┌─ MATERIAL

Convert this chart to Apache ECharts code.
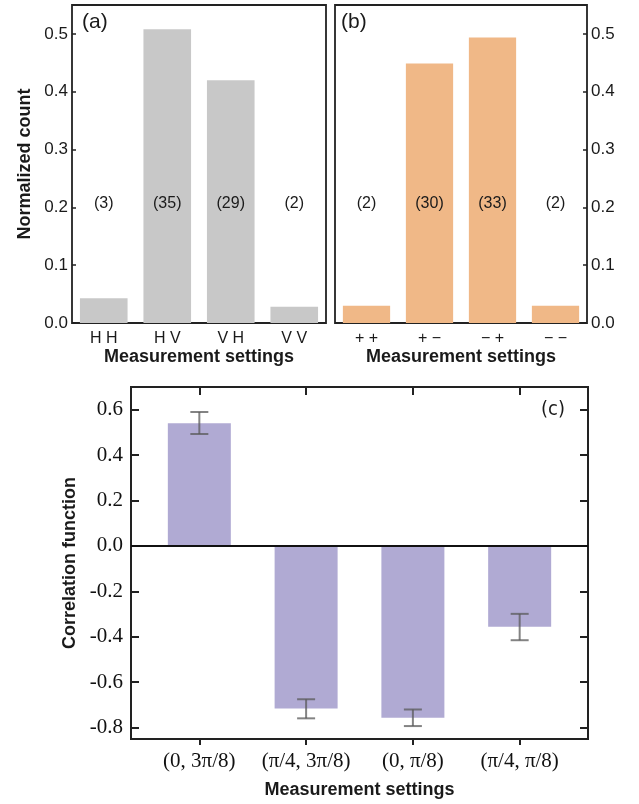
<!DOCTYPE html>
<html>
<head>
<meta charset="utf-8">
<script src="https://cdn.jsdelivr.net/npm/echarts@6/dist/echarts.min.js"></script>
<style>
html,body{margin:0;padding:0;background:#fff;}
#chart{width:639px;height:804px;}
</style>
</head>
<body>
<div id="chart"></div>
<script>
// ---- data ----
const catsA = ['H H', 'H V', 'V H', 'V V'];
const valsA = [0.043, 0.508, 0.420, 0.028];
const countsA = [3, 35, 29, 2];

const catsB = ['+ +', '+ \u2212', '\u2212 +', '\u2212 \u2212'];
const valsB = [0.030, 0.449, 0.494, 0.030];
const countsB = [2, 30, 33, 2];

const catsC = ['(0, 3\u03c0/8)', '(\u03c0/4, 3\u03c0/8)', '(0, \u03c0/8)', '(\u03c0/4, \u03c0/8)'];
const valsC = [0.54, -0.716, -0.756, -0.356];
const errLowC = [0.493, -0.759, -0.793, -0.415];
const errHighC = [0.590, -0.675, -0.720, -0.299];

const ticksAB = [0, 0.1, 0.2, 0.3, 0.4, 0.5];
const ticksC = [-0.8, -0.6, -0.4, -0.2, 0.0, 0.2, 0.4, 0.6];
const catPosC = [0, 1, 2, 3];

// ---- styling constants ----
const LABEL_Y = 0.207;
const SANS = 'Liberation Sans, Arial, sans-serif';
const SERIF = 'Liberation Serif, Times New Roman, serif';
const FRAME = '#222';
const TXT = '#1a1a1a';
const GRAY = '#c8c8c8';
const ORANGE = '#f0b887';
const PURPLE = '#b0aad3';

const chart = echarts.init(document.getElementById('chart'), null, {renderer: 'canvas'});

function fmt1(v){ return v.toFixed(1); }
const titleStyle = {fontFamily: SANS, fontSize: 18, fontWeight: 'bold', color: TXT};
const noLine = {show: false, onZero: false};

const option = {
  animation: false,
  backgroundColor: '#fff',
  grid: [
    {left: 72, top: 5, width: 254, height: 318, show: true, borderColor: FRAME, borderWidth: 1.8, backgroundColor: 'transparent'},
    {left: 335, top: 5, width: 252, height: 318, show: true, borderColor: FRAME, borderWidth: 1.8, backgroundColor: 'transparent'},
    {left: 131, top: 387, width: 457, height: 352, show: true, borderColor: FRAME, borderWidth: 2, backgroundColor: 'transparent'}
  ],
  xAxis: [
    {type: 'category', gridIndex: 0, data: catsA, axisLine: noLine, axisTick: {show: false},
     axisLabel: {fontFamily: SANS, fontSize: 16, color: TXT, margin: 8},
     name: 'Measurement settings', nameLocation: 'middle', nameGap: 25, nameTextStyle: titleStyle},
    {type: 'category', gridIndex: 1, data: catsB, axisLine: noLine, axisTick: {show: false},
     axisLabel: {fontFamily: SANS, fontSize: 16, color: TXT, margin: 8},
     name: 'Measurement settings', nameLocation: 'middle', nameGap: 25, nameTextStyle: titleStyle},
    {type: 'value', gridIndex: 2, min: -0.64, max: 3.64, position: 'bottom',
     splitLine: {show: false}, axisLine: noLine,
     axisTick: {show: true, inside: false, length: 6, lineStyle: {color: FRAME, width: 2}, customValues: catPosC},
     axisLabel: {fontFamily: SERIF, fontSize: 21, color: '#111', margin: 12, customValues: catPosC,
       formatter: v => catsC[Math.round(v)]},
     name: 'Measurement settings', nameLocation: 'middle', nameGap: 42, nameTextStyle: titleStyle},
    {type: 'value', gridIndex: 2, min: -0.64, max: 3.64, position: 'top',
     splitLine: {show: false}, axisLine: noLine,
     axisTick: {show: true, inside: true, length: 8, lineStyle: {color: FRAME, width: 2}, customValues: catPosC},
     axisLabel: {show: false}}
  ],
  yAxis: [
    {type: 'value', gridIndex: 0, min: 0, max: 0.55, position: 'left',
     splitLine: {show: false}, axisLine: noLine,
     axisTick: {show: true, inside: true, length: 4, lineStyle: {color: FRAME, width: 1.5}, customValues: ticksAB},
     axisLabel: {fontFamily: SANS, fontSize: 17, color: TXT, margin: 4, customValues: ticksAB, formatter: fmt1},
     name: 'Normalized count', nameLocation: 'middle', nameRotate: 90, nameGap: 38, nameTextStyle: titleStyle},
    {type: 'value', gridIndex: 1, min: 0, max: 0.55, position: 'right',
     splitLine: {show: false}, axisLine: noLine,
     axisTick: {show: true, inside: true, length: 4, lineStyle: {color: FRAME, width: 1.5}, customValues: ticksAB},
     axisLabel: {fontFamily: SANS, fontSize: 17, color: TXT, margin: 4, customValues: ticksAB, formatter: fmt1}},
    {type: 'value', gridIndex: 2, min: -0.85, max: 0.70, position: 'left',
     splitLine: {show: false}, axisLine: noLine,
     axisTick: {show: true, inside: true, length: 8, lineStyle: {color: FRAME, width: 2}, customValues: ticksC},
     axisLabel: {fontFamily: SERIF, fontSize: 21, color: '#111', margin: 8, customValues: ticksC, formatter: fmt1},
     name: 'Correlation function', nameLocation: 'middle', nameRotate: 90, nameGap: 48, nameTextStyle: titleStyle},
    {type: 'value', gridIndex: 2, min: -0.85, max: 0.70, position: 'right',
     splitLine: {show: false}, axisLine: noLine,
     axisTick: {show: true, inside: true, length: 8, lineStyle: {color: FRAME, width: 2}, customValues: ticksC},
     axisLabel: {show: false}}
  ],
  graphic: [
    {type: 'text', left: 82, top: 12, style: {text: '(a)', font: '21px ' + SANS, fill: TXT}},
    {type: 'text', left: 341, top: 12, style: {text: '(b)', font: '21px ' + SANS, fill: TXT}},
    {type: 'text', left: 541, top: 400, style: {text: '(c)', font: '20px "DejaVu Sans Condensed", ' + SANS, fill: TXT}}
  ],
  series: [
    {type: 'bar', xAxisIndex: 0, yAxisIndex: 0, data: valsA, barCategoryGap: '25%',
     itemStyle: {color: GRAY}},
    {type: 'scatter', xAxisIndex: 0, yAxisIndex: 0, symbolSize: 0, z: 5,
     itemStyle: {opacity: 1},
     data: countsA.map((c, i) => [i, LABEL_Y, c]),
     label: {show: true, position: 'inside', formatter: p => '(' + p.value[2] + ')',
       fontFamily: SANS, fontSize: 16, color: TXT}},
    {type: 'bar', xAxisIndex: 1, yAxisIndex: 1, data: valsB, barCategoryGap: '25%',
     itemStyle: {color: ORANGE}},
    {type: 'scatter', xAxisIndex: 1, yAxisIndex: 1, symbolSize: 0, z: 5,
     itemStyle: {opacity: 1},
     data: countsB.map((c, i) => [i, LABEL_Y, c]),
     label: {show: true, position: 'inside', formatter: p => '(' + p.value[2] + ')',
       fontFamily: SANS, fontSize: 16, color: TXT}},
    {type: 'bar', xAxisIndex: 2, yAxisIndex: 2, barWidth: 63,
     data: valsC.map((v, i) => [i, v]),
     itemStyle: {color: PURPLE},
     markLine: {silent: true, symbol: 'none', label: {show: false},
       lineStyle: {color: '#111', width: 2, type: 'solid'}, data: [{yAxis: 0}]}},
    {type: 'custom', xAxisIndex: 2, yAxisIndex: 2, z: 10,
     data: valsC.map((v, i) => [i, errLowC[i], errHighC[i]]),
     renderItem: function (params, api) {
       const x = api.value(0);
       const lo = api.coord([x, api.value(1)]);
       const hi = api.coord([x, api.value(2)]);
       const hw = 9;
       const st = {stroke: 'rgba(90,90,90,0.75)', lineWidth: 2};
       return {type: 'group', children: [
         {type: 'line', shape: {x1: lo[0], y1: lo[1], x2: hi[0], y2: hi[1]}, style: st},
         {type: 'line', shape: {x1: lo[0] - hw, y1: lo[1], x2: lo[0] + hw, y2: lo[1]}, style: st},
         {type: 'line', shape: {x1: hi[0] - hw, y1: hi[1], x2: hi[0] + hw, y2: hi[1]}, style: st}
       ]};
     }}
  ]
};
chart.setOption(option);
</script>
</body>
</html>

└─

REQUIRED TASK >>
Could the lines from the top of the material through the line with "const countsA = [3, 35, 29, 2];" be repeated exactly, pictures left out?

COMPLETED TASK >>
Convert this chart to Apache ECharts code.
<!DOCTYPE html>
<html>
<head>
<meta charset="utf-8">
<script src="https://cdn.jsdelivr.net/npm/echarts@6/dist/echarts.min.js"></script>
<style>
html,body{margin:0;padding:0;background:#fff;}
#chart{width:639px;height:804px;}
</style>
</head>
<body>
<div id="chart"></div>
<script>
// ---- data ----
const catsA = ['H H', 'H V', 'V H', 'V V'];
const valsA = [0.043, 0.508, 0.420, 0.028];
const countsA = [3, 35, 29, 2];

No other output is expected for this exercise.